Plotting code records
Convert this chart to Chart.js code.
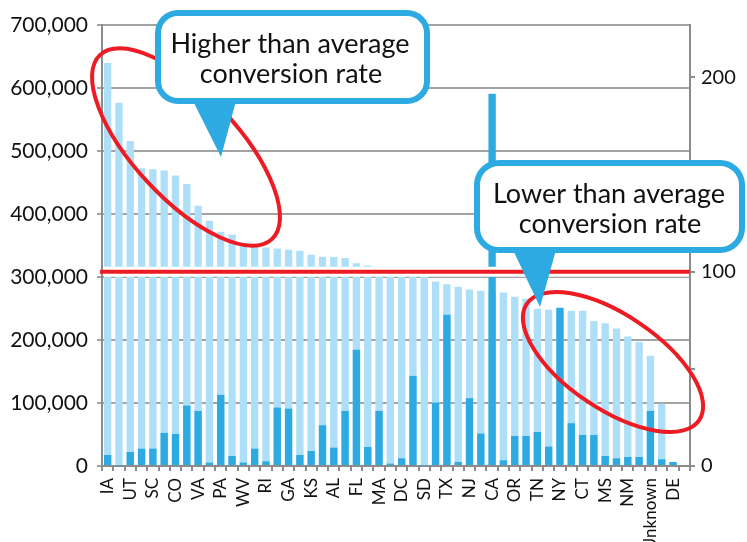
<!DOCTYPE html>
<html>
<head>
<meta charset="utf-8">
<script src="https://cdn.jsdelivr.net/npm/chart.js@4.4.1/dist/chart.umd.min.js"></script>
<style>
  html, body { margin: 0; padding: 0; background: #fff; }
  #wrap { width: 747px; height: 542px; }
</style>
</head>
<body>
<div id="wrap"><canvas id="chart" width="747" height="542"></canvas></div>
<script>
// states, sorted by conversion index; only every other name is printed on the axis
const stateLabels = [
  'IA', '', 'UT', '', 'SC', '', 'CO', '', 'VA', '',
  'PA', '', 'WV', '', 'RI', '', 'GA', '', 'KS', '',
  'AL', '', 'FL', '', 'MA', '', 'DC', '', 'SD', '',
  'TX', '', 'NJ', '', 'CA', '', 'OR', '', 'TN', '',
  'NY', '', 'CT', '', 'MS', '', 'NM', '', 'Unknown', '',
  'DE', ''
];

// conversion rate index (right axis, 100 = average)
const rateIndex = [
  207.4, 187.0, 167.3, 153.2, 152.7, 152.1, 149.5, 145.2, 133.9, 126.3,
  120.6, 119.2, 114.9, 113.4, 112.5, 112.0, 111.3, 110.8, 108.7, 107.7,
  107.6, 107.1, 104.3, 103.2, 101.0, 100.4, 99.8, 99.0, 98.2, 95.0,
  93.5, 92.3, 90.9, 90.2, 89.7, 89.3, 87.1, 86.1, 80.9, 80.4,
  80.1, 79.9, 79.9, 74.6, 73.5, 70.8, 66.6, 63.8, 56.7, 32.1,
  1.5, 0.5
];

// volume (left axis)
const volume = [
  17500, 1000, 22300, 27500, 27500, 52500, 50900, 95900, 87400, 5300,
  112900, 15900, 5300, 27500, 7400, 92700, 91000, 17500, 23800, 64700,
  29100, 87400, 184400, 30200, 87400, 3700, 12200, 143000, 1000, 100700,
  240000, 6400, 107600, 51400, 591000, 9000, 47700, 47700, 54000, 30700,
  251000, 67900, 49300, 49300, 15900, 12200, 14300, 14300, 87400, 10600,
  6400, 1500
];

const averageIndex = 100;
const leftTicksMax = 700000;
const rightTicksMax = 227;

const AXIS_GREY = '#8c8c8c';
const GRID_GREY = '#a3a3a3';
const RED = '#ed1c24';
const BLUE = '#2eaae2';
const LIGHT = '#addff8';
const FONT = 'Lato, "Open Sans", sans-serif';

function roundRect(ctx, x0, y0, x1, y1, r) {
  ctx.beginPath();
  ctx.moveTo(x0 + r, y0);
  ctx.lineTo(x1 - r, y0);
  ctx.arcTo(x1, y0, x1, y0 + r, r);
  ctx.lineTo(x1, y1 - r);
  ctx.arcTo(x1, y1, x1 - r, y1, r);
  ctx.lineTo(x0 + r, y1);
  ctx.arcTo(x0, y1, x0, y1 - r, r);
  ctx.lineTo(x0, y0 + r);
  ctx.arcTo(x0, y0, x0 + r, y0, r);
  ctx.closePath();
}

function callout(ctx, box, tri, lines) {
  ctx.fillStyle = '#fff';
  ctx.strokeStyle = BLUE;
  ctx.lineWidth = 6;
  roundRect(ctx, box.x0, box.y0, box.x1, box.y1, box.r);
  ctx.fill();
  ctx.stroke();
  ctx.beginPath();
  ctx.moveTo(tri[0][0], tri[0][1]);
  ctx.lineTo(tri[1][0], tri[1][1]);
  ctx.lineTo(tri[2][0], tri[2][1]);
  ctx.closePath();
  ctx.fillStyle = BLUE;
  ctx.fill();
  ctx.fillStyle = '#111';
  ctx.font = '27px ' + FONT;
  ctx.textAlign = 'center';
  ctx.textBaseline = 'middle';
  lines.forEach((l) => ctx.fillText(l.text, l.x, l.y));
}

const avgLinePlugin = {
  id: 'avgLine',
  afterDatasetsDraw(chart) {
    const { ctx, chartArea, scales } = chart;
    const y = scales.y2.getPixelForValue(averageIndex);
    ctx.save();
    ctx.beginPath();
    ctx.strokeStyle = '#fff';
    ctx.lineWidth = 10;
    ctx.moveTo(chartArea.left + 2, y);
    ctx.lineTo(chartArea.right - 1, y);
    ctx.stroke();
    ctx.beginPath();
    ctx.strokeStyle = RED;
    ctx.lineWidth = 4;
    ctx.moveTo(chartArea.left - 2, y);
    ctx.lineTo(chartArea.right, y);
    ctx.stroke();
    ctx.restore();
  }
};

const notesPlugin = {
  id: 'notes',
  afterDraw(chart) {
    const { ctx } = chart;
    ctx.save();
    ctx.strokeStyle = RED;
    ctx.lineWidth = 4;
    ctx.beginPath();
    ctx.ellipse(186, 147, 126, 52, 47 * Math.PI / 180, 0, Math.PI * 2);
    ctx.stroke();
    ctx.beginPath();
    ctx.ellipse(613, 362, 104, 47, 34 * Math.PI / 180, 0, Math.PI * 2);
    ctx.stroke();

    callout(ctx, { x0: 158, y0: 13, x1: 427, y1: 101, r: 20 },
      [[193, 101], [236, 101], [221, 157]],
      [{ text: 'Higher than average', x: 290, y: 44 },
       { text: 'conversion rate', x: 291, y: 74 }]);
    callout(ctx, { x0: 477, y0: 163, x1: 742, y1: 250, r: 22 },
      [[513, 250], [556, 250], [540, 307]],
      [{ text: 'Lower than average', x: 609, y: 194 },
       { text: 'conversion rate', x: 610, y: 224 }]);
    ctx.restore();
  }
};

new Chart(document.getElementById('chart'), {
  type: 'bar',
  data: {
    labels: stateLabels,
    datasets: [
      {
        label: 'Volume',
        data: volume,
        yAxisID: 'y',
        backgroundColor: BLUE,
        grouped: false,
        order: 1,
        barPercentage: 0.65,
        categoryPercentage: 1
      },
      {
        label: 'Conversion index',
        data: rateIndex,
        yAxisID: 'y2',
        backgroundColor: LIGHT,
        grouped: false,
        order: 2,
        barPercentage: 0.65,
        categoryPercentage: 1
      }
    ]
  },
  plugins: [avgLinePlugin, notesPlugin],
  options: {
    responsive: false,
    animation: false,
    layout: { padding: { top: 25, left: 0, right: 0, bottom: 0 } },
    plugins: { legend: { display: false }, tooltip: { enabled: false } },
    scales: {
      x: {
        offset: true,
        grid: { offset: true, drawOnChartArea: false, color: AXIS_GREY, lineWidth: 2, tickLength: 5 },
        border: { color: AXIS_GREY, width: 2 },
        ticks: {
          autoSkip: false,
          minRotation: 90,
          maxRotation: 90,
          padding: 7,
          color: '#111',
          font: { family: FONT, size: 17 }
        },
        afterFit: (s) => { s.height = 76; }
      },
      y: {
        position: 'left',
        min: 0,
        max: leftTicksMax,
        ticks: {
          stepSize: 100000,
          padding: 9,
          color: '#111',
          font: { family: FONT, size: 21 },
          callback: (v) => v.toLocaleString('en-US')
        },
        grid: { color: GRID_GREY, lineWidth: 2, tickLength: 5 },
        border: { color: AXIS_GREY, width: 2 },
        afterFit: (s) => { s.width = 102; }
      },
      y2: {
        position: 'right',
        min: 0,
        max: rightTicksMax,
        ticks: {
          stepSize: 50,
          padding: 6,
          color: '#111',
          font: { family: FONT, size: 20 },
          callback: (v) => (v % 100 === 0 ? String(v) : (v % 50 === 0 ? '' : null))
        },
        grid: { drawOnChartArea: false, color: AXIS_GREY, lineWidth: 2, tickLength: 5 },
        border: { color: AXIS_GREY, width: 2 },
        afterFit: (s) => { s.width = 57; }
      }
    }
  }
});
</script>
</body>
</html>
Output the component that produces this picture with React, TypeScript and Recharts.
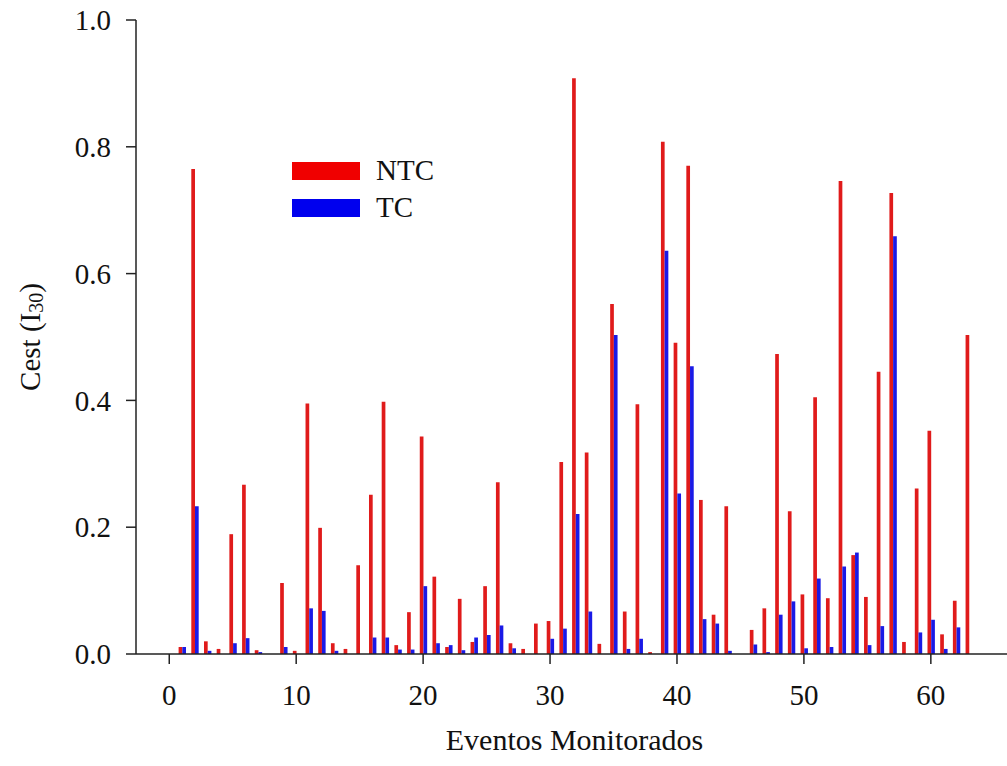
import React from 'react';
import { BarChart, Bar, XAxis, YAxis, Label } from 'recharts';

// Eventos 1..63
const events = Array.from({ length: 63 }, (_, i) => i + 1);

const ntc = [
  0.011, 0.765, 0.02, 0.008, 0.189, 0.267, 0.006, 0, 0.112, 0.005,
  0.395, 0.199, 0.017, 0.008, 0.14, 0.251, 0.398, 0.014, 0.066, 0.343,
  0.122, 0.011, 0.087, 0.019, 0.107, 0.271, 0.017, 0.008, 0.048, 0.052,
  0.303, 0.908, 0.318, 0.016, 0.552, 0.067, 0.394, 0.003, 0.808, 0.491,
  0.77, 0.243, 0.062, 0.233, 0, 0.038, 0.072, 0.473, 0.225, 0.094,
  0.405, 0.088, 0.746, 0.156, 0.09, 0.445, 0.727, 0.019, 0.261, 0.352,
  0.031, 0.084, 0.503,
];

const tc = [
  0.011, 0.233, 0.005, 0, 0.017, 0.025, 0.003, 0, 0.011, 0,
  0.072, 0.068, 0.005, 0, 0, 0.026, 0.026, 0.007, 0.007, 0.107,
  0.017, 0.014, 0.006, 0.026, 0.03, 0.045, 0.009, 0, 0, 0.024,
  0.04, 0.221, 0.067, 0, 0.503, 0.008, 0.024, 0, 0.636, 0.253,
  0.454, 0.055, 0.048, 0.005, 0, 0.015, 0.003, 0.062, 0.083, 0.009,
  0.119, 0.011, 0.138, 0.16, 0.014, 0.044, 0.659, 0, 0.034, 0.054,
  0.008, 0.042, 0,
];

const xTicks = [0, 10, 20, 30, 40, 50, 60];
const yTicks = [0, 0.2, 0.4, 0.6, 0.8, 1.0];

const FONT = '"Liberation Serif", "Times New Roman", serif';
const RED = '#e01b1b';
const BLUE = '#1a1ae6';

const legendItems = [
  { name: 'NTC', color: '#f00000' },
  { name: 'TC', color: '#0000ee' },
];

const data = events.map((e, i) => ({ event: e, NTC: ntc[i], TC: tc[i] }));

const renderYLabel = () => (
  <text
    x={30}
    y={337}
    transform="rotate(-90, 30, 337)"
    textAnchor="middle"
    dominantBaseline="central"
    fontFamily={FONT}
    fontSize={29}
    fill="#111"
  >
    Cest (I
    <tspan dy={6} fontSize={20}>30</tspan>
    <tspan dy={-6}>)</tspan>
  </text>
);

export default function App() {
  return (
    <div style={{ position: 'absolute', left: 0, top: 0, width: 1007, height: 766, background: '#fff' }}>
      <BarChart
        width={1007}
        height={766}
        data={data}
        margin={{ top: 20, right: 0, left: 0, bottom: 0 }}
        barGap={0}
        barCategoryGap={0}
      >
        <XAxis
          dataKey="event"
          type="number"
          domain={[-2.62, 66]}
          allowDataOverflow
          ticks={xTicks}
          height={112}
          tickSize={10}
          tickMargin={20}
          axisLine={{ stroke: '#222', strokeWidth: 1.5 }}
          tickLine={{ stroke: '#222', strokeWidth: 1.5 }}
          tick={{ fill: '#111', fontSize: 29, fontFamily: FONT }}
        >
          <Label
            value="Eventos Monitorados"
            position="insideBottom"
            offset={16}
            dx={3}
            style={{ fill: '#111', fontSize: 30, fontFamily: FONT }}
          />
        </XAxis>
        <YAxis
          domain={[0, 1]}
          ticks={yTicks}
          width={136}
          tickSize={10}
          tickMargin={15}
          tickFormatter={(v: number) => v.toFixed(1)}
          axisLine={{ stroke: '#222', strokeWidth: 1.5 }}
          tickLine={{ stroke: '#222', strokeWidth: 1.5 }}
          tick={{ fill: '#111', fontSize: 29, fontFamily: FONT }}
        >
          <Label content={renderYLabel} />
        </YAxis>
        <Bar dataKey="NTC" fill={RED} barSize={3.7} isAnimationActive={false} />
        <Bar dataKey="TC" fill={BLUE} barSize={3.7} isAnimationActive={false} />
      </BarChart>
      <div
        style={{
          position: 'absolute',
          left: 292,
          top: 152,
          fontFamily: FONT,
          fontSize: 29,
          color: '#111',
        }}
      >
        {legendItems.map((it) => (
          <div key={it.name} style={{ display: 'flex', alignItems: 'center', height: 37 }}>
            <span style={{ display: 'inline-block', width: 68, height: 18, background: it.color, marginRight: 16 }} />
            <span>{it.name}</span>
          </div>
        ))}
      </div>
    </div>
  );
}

What you are asked to do: Every line from the top of the entries through the line that holds "const rightTicksMax = 227;" is to be quoted exactly, please, and nothing else; omit the pictures.

Solution for this task:
Convert this chart to Chart.js code.
<!DOCTYPE html>
<html>
<head>
<meta charset="utf-8">
<script src="https://cdn.jsdelivr.net/npm/chart.js@4.4.1/dist/chart.umd.min.js"></script>
<style>
  html, body { margin: 0; padding: 0; background: #fff; }
  #wrap { width: 747px; height: 542px; }
</style>
</head>
<body>
<div id="wrap"><canvas id="chart" width="747" height="542"></canvas></div>
<script>
// states, sorted by conversion index; only every other name is printed on the axis
const stateLabels = [
  'IA', '', 'UT', '', 'SC', '', 'CO', '', 'VA', '',
  'PA', '', 'WV', '', 'RI', '', 'GA', '', 'KS', '',
  'AL', '', 'FL', '', 'MA', '', 'DC', '', 'SD', '',
  'TX', '', 'NJ', '', 'CA', '', 'OR', '', 'TN', '',
  'NY', '', 'CT', '', 'MS', '', 'NM', '', 'Unknown', '',
  'DE', ''
];

// conversion rate index (right axis, 100 = average)
const rateIndex = [
  207.4, 187.0, 167.3, 153.2, 152.7, 152.1, 149.5, 145.2, 133.9, 126.3,
  120.6, 119.2, 114.9, 113.4, 112.5, 112.0, 111.3, 110.8, 108.7, 107.7,
  107.6, 107.1, 104.3, 103.2, 101.0, 100.4, 99.8, 99.0, 98.2, 95.0,
  93.5, 92.3, 90.9, 90.2, 89.7, 89.3, 87.1, 86.1, 80.9, 80.4,
  80.1, 79.9, 79.9, 74.6, 73.5, 70.8, 66.6, 63.8, 56.7, 32.1,
  1.5, 0.5
];

// volume (left axis)
const volume = [
  17500, 1000, 22300, 27500, 27500, 52500, 50900, 95900, 87400, 5300,
  112900, 15900, 5300, 27500, 7400, 92700, 91000, 17500, 23800, 64700,
  29100, 87400, 184400, 30200, 87400, 3700, 12200, 143000, 1000, 100700,
  240000, 6400, 107600, 51400, 591000, 9000, 47700, 47700, 54000, 30700,
  251000, 67900, 49300, 49300, 15900, 12200, 14300, 14300, 87400, 10600,
  6400, 1500
];

const averageIndex = 100;
const leftTicksMax = 700000;
const rightTicksMax = 227;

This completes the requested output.